For years, officials at the near-natural park knew, for instance, that wildfires were a vital means of regenerating soil and vegetation. To simulate nature, then, starting in 1954 the park was divided into 400 blocks, each of which was burned every three years. Lightning fires were extinguished if they had the audacity to hit a block that was not scheduled for burning. The regimen of controlled burning has been phased out in recent years, partly in recognition of what one park naturalist calls its "chronic homogenizing effect on the landscape."
If the park's problem wasn't fire, it was water. Managers at Kruger had to contend with the fact that each of the five major rivers that flow through the territory is depleted by users outside the fences before reaching the park's thirsty residents. Solution: Engineer a water-provision system that would have made WPA dam-builders proud. By the early seventies, Kruger was pocked with 86 earthen dams and more than 450 artificial water holes supplied by windmill-powered pumps. Of course, wildlife that would naturally migrate over the course of a year, tracking the availability of water from season to season, instead remained in place, and vegetation had no time to recover from grazing. In one instance, managers hatched a scheme to nurture endangered roan antelope by bringing water to the corner of the park where they were concentrated. The new sources of water drew large herds of zebras and wildebeests, however, which in turn attracted predators like lions. In short order, the roan were nearly finished off.
As Kruger's approach to management has gradually been liberalized during the nineties, the park has struggled to reverse its tradition of opening the hydrants for wildlife; about a third of the water holes have been allowed to dry up. But water must still be hauled over the fence, as it were, since animals are prevented from freely straying. Scratch Kruger's surface, and you begin to feel you've uncovered the world's biggest and best zoo.
"It's fair to say that Kruger is catching up to the rest of Africa in terms of managing biodiversity," said David Western, former director of Kenya Wildlife Service, when I called him at his home outside Nairobi. "They got caught in a backwater, partly due to apartheid and partly due to an entrenched administration that was resistant to change. They felt they knew how to manage nature, and that was damn well how they would do it. Until very recently, Kruger's management practices have been based on a concept of nature as a static system that continues to improve itself until it achieves a state of perfection. That's a nineteenth-century philosophy, and one that is very nearly the opposite of how we believe ecosystems behave."
In other words, Kruger's managers sought to protect the park and its wildlife from nature itself, and the result was one of the best-looking endangered ecosystems imaginable. Leo Braack, Kruger's general manager of conservation development, acknowledged that the modernization of the park's approach to nature has been helped along by the more general climate of change in postapartheid South Africa. The park's most recent management plan, approved in 1998, is a blueprint drawn up by a younger generation of wildlife scientists. It aims to hoist Kruger into the present by focusing less on species preservation and more on ecosystem preservation.

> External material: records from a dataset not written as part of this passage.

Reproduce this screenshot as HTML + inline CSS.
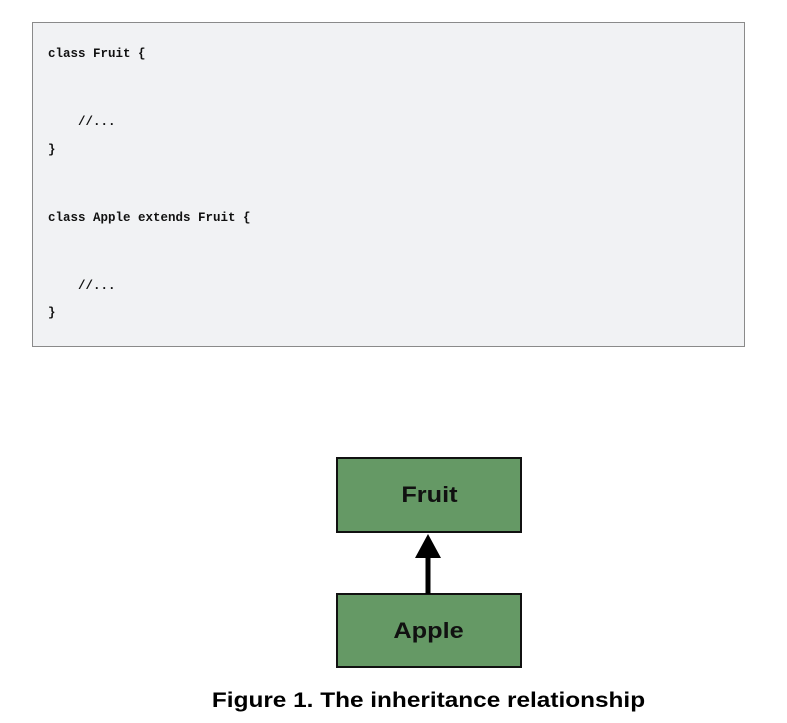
<!DOCTYPE html>
<html><head><style>
body{margin:0;width:787px;height:723px;background:#fff;position:relative;overflow:hidden}
.code{position:absolute;left:32px;top:22px;width:711px;height:323px;border:1px solid #8a8a8a;background:#f1f2f4}
.l{position:absolute;left:15px;font-family:"Liberation Mono","Noto Serif CJK SC",monospace;font-size:12.5px;color:#111;white-space:pre;line-height:14px;font-weight:bold}
.box{position:absolute;left:336px;width:182px;background:#659965;border:2px solid #111;font-family:"Liberation Sans",sans-serif;font-weight:bold;font-size:22px;color:#111;text-align:center}
.box span{display:inline-block;transform:scaleX(1.15)}
.cap{position:absolute;top:689px;text-align:center;font-family:"Liberation Sans",sans-serif;font-weight:bold;font-size:21px;line-height:24px;color:#000;transform:scaleX(1.16);transform-origin:428.5px 0}
</style></head><body>
<div class="code">
<div class="l" style="top:24px">class Fruit {</div>
<div class="l" style="top:92px">    //...</div>
<div class="l" style="top:120px">}</div>
<div class="l" style="top:188px">class Apple extends Fruit {</div>
<div class="l" style="top:256px">    //...</div>
<div class="l" style="top:283px">}</div>
</div>
<div class="box" style="top:457px;height:72px;line-height:72px"><span>Fruit</span></div>
<div class="box" style="top:593px;height:71px;line-height:71px"><span>Apple</span></div>
<svg style="position:absolute;left:0;top:0" width="787" height="723">
<line x1="428" y1="556" x2="428" y2="594" stroke="#000" stroke-width="5"/>
<polygon points="428,534 415,558 441,558" fill="#000"/>
</svg>
<div class="cap" style="left:0;width:857px">Figure 1. The inheritance relationship</div>
</body></html>
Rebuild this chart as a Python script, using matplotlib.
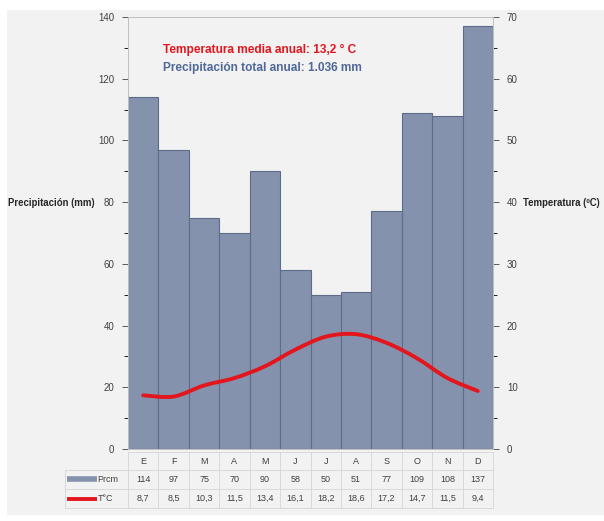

As Western sees it, the park had little choice but to shake itself up. "I don't think the park could have sustained itself along its old model of management," he said. "For years they've tried to stabilize a fenced-in area, and it's hard to see how diversity can be maintained that way in the long run. Its uniformity makes the park very vulnerable when extreme events, like droughts, occur. Species would have been pushed into extinction."